Despite a growing brand portfolio and expansion in markets such as the US and China, Torres insists there is no trade-off between growth and emissions. “Every year our carbon footprint is going down, and this covers all aspects from production to distribution,” he says. One practical solution is bottling wine at the point of sale: Familia Torres’s winery in Chile now bottles the Green Road wine in the UK to reduce shipping weight. Lightweight bottles and intermodal logistics (including trains) are also integral to this low-emission growth strategy.

Regenerative viticulture: A paradigm shift

In recent years, the focus has moved from winery to vineyard. At the urging of his children, Miguel and Mireia, Torres embraced regenerative viticulture - an approach that extends beyond organics by restoring soil vitality, enhancing biodiversity, and sequestering atmospheric carbon through cover crops.

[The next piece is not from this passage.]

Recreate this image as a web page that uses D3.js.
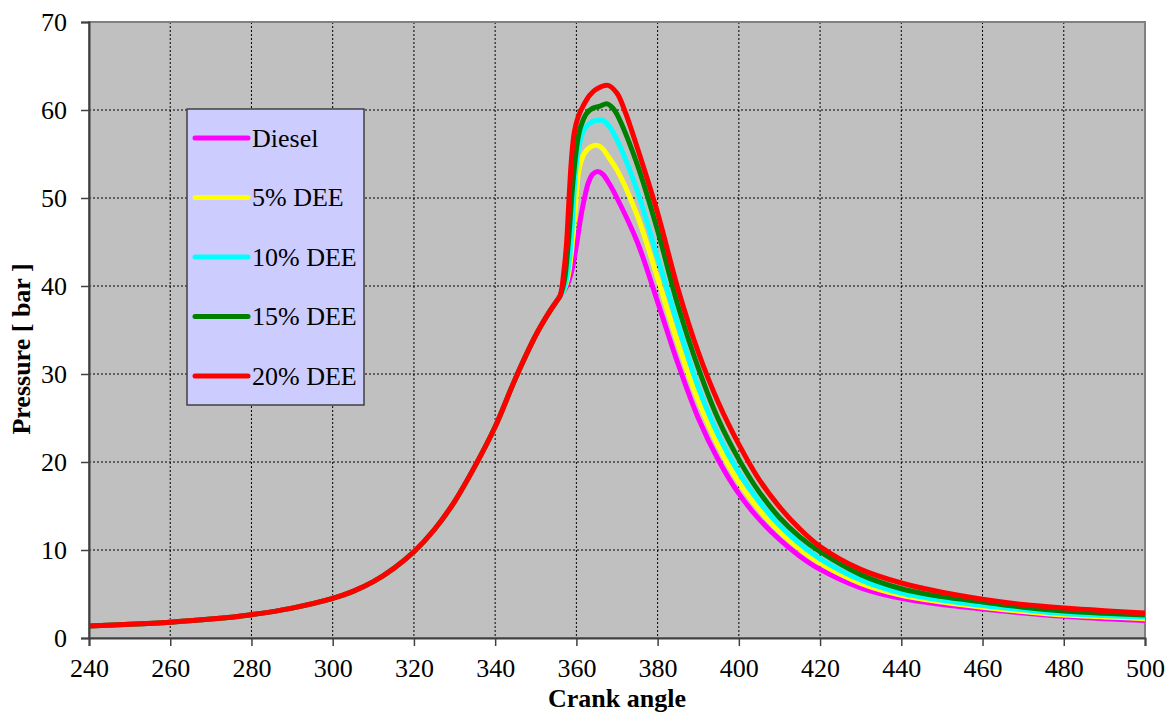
<!DOCTYPE html>
<html>
<head>
<meta charset="utf-8">
<script src="https://cdn.jsdelivr.net/npm/d3@7"></script>
<style>
  body { margin: 0; background: #fff; }
  text { font-family: "Liberation Serif", "Times New Roman", serif; }
</style>
</head>
<body>
<div id="chart"></div>
<script>
// shared compression stroke (all fuels overlap here)
const compression = [[240,1.35],[250,1.55],[260,1.8],[270,2.15],[280,2.65],[290,3.4],[300,4.5],[305,5.3],[310,6.4],
  [315,7.9],[320,9.8],[325,12.3],[330,15.5],[335,19.5],[340,24],[345,29.5],[350,34.4],[353,36.8],[355,38.2],[356,38.9]];

const diesel = [[357,39.5],[358,40.4],[359,42],[360,44.6],[361,47.6],[362,50],[363,51.8],[364,52.7],[365.2,53],[366.5,52.7],
  [368,51.7],[370,50],[375,45],[380,38.2],[385,31.2],[390,25],[395,20.2],[400,16.4],[405,13.5],[410,11.2],[415,9.3],
  [420,7.8],[430,5.7],[440,4.5],[450,3.8],[460,3.3],[470,2.85],[480,2.47],[490,2.2],[500,2.0]];

const dee5 = [[357,39.6],[358,41.2],[358.7,43.5],[359.4,46.8],[360,50.3],[360.7,53.4],[362,55.1],[363.5,55.8],[365,56],
  [366.5,55.6],[368,54.6],[370,53.2],[375,48],[380,40.9],[385,33.5],[390,27],[395,21.8],[400,17.7],[405,14.6],[410,12.1],
  [415,10.1],[420,8.5],[430,6.2],[440,4.85],[450,4.1],[460,3.5],[470,3.0],[480,2.6],[490,2.4],[500,2.2]];

const dee10 = [[357,39.7],[358,42],[358.7,45],[359.7,52.4],[360.5,55.5],[361.7,57.6],[363,58.4],[364.8,58.8],[366.6,58.8],
  [368,58.2],[370,56.6],[375,50.8],[380,43.2],[385,35.6],[390,28.5],[395,23],[400,18.8],[405,15.5],[410,12.8],[415,10.7],
  [420,9.0],[430,6.6],[440,5.1],[450,4.3],[460,3.7],[470,3.2],[480,2.77],[490,2.55],[500,2.4]];

const dee15 = [[357,40.5],[358,44.8],[359,51],[360.2,56.2],[361,58],[362.5,59.6],[364,60.2],[365.6,60.4],[367.6,60.7],
  [369,60.2],[370,59.5],[375,53.8],[380,46.3],[385,37.8],[390,30.7],[395,24.8],[400,20.3],[405,16.6],[410,13.7],
  [415,11.5],[420,9.8],[430,7.2],[440,5.6],[450,4.7],[460,4.1],[470,3.5],[480,3.07],[490,2.8],[500,2.6]];

const dee20 = [[357,42],[357.6,45],[358.2,50],[358.8,54.5],[359.5,57.5],[360.5,59.3],[361.7,60.5],[363.3,61.7],[365,62.4],
  [367.8,62.8],[370,61.9],[372,59.8],[375,55.7],[380,48.3],[385,39.7],[390,32.5],[395,26.7],[400,22],[405,18],[410,14.9],
  [415,12.4],[420,10.4],[430,7.8],[440,6.25],[450,5.2],[460,4.4],[470,3.8],[480,3.4],[490,3.1],[500,2.85]];

const seriesNames = ["Diesel", "5% DEE", "10% DEE", "15% DEE", "20% DEE"];
const seriesColors = ["#ff00ff", "#ffff00", "#00ffff", "#008000", "#ff0000"];
const xTicks = d3.range(240, 501, 20);
const yTicks = d3.range(0, 71, 10);

const series = [diesel, dee5, dee10, dee15, dee20].map((s, i) => ({
  name: seriesNames[i], color: seriesColors[i], values: compression.concat(s)
}));

const margin = ({top: 22, right: 23, bottom: 79, left: 89});
const W = 1168, H = 717;
const width = W - margin.left - margin.right, height = H - margin.top - margin.bottom;

const svg = d3.select("#chart")
  .append("svg")
  .attr("width", W)
  .attr("height", H)
  .append("g")
  .attr("transform", `translate(${margin.left}, ${margin.top})`);

const xScale = d3.scaleLinear().domain([240, 500]).range([0, width]);
const yScale = d3.scaleLinear().domain([0, 70]).range([height, 0]);

svg.append("rect")
  .attr("width", width)
  .attr("height", height)
  .attr("fill", "#c0c0c0");

// grid
svg.append("g").selectAll("line")
  .data(xTicks.slice(1, -1))
  .join("line")
  .attr("x1", d => xScale(d)).attr("x2", d => xScale(d))
  .attr("y1", 0).attr("y2", height)
  .attr("stroke", "#000").attr("stroke-width", 1).attr("stroke-dasharray", "2,2");
svg.append("g").selectAll("line")
  .data(yTicks.slice(1, -1))
  .join("line")
  .attr("x1", 0).attr("x2", width)
  .attr("y1", d => yScale(d)).attr("y2", d => yScale(d))
  .attr("stroke", "#000").attr("stroke-width", 1).attr("stroke-dasharray", "2,2");

// plot border
svg.append("rect")
  .attr("width", width)
  .attr("height", height)
  .attr("fill", "none")
  .attr("stroke", "#808080")
  .attr("stroke-width", 2);

const line = d3.line()
  .x(d => xScale(d[0]))
  .y(d => yScale(d[1]))
  .curve(d3.curveCatmullRom.alpha(0.5));

svg.selectAll(".series")
  .data(series)
  .join("path")
  .attr("class", "series")
  .attr("d", d => line(d.values))
  .attr("fill", "none")
  .attr("stroke", d => d.color)
  .attr("stroke-width", 5)
  .attr("stroke-linejoin", "round");

// axes
const xAxis = d3.axisBottom(xScale).tickValues(xTicks).tickSize(8).tickPadding(6);
const yAxis = d3.axisLeft(yScale).tickValues(yTicks).tickSize(8).tickPadding(14);

const gx = svg.append("g").attr("transform", `translate(0, ${height})`).call(xAxis);
const gy = svg.append("g").call(yAxis);
[gx, gy].forEach(g => {
  g.select(".domain").attr("stroke", "#404040").attr("stroke-width", 2);
  g.selectAll(".tick line").attr("stroke", "#404040").attr("stroke-width", 1.5);
  g.selectAll(".tick text")
    .attr("font-family", "'Liberation Serif', 'Times New Roman', serif")
    .attr("font-size", 26)
    .attr("fill", "#000");
});
gx.selectAll(".tick text").attr("dy", "0.95em");

svg.append("text")
  .attr("x", width / 2)
  .attr("y", height + 69)
  .attr("text-anchor", "middle")
  .attr("font-size", 26)
  .attr("font-weight", "bold")
  .text("Crank angle");

svg.append("text")
  .attr("transform", `translate(${30 - margin.left}, ${349 - margin.top}) rotate(-90)`)
  .attr("text-anchor", "middle")
  .attr("font-size", 26)
  .attr("font-weight", "bold")
  .text("Pressure [ bar ]");

// legend
const legend = svg.append("g")
  .attr("transform", `translate(${187 - margin.left}, ${109 - margin.top})`);
legend.append("rect")
  .attr("width", 177)
  .attr("height", 296)
  .attr("fill", "#ccccff")
  .attr("stroke", "#404040")
  .attr("stroke-width", 1.5);
const items = legend.selectAll(".item")
  .data(series)
  .join("g")
  .attr("class", "item")
  .attr("transform", (d, i) => `translate(0, ${29 + i * 59.5})`);
items.append("line")
  .attr("x1", 8).attr("x2", 61)
  .attr("stroke", d => d.color)
  .attr("stroke-width", 5)
  .attr("stroke-linecap", "round");
items.append("text")
  .attr("x", 65)
  .attr("dy", "0.33em")
  .attr("font-size", 26)
  .text(d => d.name);
</script>
</body>
</html>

“This was a paradigm shift in the way we had been managing our vineyards,” Torres admits. Today, more than 600 hectares are farmed under regenerative principles, with plans for expansion. The system sequesters approximately one tonne of CO₂ per hectare per year, adds Torres.

What comes next?

Familia Torres is not pausing. In 2025, the winery will install lithium batteries at its visitor centre in Pacs del Penedès to store solar-generated electricity, which should cover 75% of energy needs on-site. Meanwhile, reforestation efforts continue - with 1.5 million trees already planted in Chile to offset emissions. The winery is also participating in research projects like the VITIBOSC agroforestry initiative and further refining the science of climate resilience in both vineyard and cellar.

Torres concludes: “The pressing need to act in the face of the climate crisis demands responsibility, commitment, and collaborative effort. I am convinced that wine can become a symbol of resilience in the fight against climate change”.